Data to process>
★ ★ ★ ★
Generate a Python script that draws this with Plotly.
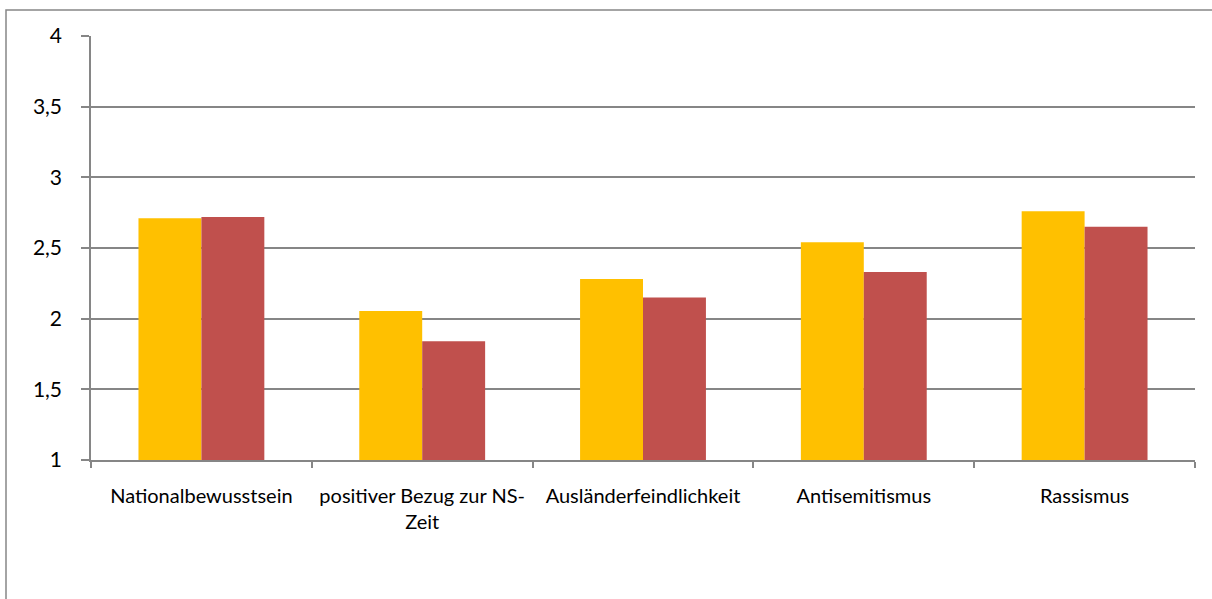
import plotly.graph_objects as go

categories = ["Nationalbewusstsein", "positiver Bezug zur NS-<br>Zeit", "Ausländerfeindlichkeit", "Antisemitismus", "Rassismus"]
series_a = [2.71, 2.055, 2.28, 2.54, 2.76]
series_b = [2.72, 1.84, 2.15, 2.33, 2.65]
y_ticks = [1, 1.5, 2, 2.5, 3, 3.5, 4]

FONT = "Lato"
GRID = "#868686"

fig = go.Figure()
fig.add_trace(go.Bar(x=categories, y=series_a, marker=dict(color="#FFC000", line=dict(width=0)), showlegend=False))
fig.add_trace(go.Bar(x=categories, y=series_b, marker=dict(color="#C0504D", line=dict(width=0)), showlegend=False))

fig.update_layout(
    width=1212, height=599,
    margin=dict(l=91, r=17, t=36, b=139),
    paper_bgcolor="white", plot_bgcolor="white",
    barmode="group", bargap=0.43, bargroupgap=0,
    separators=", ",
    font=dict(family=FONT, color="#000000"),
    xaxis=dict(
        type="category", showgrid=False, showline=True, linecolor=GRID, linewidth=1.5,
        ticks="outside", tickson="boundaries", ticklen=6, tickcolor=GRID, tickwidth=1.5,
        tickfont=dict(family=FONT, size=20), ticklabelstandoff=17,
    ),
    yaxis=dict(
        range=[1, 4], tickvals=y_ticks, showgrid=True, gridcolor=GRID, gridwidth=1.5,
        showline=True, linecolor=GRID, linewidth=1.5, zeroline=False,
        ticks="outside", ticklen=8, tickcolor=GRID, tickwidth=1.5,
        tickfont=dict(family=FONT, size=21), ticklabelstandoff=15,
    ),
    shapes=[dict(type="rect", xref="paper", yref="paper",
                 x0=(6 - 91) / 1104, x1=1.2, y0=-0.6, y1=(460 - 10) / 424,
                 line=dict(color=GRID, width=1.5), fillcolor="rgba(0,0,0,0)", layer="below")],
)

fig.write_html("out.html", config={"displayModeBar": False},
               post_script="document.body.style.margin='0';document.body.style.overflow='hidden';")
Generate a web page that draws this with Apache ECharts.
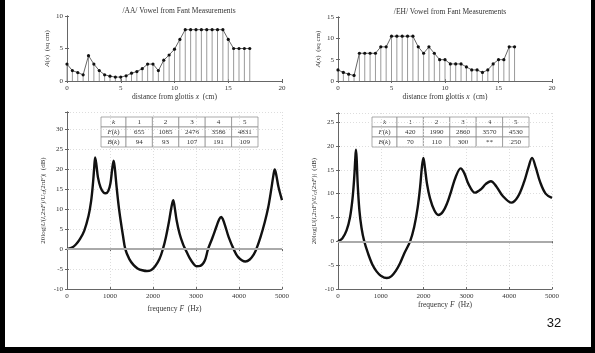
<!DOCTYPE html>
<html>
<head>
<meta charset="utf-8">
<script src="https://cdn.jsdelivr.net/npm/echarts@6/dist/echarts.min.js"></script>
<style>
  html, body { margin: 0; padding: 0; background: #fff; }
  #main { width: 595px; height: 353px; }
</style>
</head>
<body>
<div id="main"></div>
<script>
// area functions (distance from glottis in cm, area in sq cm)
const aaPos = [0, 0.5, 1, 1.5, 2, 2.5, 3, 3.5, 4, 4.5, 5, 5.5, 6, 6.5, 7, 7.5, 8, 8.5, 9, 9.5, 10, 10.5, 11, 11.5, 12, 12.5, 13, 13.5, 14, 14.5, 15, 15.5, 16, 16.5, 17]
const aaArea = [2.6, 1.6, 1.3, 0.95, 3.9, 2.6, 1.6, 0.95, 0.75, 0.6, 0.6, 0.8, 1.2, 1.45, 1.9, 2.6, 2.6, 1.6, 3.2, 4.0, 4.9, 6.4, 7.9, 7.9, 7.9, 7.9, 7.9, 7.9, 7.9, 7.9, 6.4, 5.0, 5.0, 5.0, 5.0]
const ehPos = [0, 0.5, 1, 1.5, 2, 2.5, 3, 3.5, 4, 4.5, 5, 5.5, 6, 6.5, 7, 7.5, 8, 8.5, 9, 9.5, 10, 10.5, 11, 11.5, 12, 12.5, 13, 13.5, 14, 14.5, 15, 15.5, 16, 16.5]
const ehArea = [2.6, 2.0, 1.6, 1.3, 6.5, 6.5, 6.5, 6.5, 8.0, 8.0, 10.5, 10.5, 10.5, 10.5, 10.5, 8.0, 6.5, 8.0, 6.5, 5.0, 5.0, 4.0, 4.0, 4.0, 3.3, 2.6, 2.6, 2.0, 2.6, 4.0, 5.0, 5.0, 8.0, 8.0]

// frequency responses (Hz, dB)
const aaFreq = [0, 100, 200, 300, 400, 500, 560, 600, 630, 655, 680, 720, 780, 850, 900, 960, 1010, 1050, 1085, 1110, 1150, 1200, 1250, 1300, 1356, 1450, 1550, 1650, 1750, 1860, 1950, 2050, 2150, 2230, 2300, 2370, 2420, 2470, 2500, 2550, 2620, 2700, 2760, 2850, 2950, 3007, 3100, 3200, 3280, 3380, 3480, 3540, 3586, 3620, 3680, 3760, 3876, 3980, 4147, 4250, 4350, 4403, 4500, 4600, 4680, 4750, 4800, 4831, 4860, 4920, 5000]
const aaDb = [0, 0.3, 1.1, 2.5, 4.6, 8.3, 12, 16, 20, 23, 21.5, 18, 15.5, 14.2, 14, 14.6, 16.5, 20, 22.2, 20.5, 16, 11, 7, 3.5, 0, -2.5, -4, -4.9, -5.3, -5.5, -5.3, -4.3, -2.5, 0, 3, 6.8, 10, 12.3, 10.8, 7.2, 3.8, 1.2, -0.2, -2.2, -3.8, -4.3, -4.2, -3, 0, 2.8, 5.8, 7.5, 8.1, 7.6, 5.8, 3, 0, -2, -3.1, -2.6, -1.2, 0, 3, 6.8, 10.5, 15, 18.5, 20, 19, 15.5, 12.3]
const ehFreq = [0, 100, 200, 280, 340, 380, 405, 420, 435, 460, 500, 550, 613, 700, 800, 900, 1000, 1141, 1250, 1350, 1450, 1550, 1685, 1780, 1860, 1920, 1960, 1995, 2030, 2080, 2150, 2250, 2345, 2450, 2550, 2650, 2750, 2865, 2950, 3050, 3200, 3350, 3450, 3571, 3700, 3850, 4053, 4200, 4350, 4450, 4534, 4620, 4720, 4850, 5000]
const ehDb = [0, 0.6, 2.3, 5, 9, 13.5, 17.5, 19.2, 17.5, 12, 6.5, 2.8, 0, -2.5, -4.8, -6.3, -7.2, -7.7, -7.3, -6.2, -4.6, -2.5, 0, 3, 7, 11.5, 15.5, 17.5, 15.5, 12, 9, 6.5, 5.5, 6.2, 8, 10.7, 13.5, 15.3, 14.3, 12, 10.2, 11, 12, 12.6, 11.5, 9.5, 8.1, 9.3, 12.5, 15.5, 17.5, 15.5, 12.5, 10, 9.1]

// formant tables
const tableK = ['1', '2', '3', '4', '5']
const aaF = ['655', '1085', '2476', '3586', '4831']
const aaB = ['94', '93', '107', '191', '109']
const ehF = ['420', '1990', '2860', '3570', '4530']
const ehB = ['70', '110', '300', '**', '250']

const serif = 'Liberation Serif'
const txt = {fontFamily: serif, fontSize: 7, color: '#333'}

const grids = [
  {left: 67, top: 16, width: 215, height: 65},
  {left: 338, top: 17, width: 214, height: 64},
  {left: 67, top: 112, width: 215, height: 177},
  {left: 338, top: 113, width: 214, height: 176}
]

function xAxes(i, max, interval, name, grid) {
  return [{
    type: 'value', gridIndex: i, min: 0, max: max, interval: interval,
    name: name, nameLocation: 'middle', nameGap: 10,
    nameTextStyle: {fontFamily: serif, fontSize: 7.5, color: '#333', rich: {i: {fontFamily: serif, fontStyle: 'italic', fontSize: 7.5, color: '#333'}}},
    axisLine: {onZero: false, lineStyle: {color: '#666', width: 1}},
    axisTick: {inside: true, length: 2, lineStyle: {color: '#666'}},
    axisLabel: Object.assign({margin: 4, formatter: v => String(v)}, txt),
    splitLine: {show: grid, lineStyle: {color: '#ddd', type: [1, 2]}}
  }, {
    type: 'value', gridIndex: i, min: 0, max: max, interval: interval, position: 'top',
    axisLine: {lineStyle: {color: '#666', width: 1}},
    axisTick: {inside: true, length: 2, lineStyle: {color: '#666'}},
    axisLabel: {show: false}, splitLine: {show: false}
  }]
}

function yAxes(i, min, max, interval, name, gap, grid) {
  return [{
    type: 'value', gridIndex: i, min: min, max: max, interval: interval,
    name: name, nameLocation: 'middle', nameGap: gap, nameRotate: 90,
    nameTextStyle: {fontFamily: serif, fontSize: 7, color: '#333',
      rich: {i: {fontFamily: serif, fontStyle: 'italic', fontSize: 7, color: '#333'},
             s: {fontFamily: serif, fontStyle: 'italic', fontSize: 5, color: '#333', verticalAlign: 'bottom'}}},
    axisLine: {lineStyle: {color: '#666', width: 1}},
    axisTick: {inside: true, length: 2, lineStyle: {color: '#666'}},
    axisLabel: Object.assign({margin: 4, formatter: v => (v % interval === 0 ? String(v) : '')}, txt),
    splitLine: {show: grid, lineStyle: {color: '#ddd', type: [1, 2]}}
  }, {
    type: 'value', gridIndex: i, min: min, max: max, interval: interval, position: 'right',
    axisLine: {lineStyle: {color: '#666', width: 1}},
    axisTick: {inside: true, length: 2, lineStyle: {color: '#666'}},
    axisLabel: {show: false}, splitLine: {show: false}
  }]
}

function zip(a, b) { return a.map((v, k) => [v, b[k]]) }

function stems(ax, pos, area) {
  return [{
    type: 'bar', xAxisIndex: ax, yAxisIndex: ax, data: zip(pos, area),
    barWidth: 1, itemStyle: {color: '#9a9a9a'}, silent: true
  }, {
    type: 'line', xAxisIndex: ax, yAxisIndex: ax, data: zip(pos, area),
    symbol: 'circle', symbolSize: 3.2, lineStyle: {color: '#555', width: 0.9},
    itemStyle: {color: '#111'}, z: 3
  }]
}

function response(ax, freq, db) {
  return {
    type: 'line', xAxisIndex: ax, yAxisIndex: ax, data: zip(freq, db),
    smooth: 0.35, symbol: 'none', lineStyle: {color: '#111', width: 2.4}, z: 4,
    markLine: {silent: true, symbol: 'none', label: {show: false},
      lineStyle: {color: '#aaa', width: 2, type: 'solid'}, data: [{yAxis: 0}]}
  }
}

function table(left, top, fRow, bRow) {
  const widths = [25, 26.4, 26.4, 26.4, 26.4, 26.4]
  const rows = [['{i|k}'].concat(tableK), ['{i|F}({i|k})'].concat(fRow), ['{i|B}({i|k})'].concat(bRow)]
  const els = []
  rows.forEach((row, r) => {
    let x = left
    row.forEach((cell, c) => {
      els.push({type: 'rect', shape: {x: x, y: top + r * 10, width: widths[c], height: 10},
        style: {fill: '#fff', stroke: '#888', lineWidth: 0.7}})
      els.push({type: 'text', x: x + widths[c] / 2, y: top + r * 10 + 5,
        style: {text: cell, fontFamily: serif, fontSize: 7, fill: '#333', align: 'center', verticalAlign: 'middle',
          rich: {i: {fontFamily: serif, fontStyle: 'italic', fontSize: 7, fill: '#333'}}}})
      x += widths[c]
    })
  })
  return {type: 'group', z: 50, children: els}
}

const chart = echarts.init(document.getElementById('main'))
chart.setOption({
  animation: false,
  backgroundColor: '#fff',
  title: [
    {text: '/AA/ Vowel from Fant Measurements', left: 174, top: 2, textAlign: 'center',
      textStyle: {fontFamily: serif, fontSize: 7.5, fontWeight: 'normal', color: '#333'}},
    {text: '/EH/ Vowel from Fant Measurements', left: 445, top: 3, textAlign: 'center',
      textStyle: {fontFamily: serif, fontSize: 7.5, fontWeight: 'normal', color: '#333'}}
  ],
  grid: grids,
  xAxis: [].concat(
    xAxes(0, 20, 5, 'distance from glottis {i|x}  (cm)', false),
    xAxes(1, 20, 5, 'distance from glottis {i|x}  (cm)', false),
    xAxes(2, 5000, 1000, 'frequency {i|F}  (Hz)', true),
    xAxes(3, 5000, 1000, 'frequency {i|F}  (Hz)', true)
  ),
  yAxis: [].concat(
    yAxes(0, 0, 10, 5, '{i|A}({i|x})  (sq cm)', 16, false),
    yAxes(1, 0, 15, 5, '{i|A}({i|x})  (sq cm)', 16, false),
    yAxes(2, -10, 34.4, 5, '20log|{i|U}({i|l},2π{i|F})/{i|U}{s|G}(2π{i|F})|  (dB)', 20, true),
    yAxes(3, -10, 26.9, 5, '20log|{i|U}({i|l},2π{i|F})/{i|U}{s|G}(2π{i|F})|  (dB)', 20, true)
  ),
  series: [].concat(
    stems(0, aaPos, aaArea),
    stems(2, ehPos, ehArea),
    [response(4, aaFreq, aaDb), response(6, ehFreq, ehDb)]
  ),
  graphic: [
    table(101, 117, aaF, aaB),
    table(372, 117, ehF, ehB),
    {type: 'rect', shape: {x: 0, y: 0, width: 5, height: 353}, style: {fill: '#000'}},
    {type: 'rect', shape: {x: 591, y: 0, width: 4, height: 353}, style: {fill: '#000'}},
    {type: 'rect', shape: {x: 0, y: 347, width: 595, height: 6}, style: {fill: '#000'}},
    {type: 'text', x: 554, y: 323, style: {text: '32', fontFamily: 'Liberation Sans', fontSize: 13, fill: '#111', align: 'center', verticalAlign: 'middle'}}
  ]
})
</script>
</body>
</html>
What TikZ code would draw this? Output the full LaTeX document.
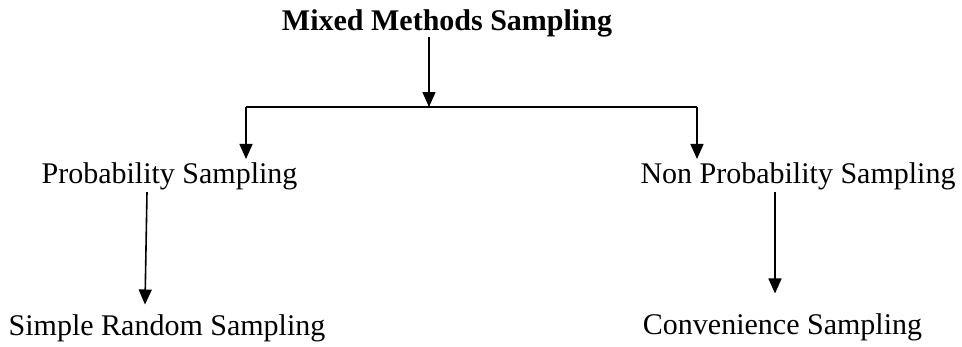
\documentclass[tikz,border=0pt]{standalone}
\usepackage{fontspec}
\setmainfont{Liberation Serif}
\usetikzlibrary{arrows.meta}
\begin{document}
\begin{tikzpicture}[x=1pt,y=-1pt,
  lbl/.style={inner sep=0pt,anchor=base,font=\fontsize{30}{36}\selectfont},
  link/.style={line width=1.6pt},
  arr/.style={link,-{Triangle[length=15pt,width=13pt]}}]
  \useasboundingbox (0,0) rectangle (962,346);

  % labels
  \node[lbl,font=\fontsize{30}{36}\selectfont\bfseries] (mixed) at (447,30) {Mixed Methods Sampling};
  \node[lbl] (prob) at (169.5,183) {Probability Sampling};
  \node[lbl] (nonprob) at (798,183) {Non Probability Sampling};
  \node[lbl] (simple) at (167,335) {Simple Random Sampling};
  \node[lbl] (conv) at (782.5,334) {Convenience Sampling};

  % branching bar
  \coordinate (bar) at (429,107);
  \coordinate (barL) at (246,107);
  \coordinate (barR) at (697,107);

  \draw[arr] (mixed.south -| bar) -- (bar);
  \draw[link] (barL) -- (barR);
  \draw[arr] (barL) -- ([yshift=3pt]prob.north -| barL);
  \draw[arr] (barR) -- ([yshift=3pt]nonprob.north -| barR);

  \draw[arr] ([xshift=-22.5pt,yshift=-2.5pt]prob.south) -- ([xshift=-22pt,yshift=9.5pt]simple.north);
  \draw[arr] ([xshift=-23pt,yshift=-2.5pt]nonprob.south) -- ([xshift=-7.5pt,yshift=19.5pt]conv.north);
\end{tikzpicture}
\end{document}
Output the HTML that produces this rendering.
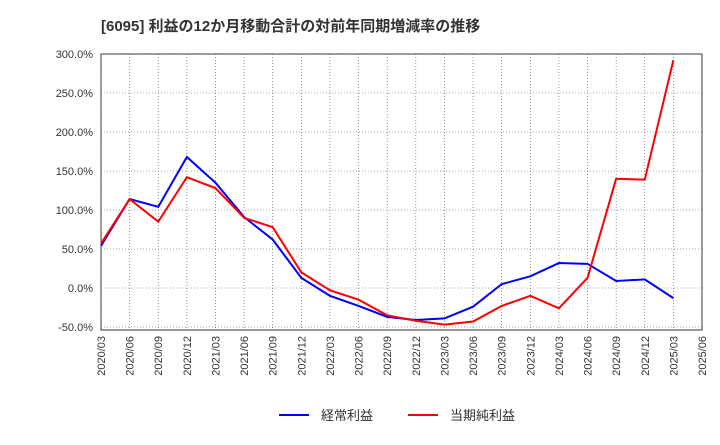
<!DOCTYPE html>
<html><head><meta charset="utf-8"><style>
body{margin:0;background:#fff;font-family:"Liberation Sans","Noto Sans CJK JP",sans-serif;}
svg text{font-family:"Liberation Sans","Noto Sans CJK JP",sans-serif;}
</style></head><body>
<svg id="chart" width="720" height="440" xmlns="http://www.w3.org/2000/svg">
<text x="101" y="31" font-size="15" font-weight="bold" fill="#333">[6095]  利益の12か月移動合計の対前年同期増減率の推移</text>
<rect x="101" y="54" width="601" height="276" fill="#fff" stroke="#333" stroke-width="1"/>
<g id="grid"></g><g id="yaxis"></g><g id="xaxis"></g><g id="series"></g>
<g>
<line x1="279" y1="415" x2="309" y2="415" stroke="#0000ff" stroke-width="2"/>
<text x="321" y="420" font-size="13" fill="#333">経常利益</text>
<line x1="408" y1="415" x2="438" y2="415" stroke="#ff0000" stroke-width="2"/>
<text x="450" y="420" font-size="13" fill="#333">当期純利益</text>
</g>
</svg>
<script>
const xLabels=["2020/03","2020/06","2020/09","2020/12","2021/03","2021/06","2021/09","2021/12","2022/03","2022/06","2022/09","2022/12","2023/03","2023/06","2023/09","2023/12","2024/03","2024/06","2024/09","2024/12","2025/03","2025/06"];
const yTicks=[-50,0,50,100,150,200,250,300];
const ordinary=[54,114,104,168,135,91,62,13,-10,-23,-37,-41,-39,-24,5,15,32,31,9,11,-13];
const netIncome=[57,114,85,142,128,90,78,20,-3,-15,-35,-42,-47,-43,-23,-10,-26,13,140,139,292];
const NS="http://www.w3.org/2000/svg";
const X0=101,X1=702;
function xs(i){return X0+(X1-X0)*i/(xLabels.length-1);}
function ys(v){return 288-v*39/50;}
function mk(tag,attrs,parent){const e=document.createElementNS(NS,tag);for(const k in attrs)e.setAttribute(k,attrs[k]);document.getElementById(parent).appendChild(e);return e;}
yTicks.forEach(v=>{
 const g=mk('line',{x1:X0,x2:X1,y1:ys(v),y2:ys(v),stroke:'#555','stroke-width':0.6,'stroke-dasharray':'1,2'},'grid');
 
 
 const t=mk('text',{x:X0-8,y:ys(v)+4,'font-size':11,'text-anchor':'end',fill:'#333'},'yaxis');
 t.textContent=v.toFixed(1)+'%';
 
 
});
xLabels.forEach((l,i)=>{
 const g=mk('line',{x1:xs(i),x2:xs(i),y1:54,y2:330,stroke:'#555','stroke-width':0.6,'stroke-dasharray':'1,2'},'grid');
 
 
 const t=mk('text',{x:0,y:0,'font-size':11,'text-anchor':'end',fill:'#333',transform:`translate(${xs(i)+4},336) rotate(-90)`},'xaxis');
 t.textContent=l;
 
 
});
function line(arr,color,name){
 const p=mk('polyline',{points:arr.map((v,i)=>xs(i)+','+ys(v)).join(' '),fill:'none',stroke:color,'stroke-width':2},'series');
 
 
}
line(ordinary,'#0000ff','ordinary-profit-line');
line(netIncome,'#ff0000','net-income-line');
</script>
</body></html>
★ ★ ★ ★
Task details>
With the pictures removed from your copy, retype the lines above from the one that contains "What TikZ code" through the one that contains "(0,0) rectangle (962,346);", exactly.

Result of this task>
What TikZ code would draw this? Output the full LaTeX document.
\documentclass[tikz,border=0pt]{standalone}
\usepackage{fontspec}
\setmainfont{Liberation Serif}
\usetikzlibrary{arrows.meta}
\begin{document}
\begin{tikzpicture}[x=1pt,y=-1pt,
  lbl/.style={inner sep=0pt,anchor=base,font=\fontsize{30}{36}\selectfont},
  link/.style={line width=1.6pt},
  arr/.style={link,-{Triangle[length=15pt,width=13pt]}}]
  \useasboundingbox (0,0) rectangle (962,346);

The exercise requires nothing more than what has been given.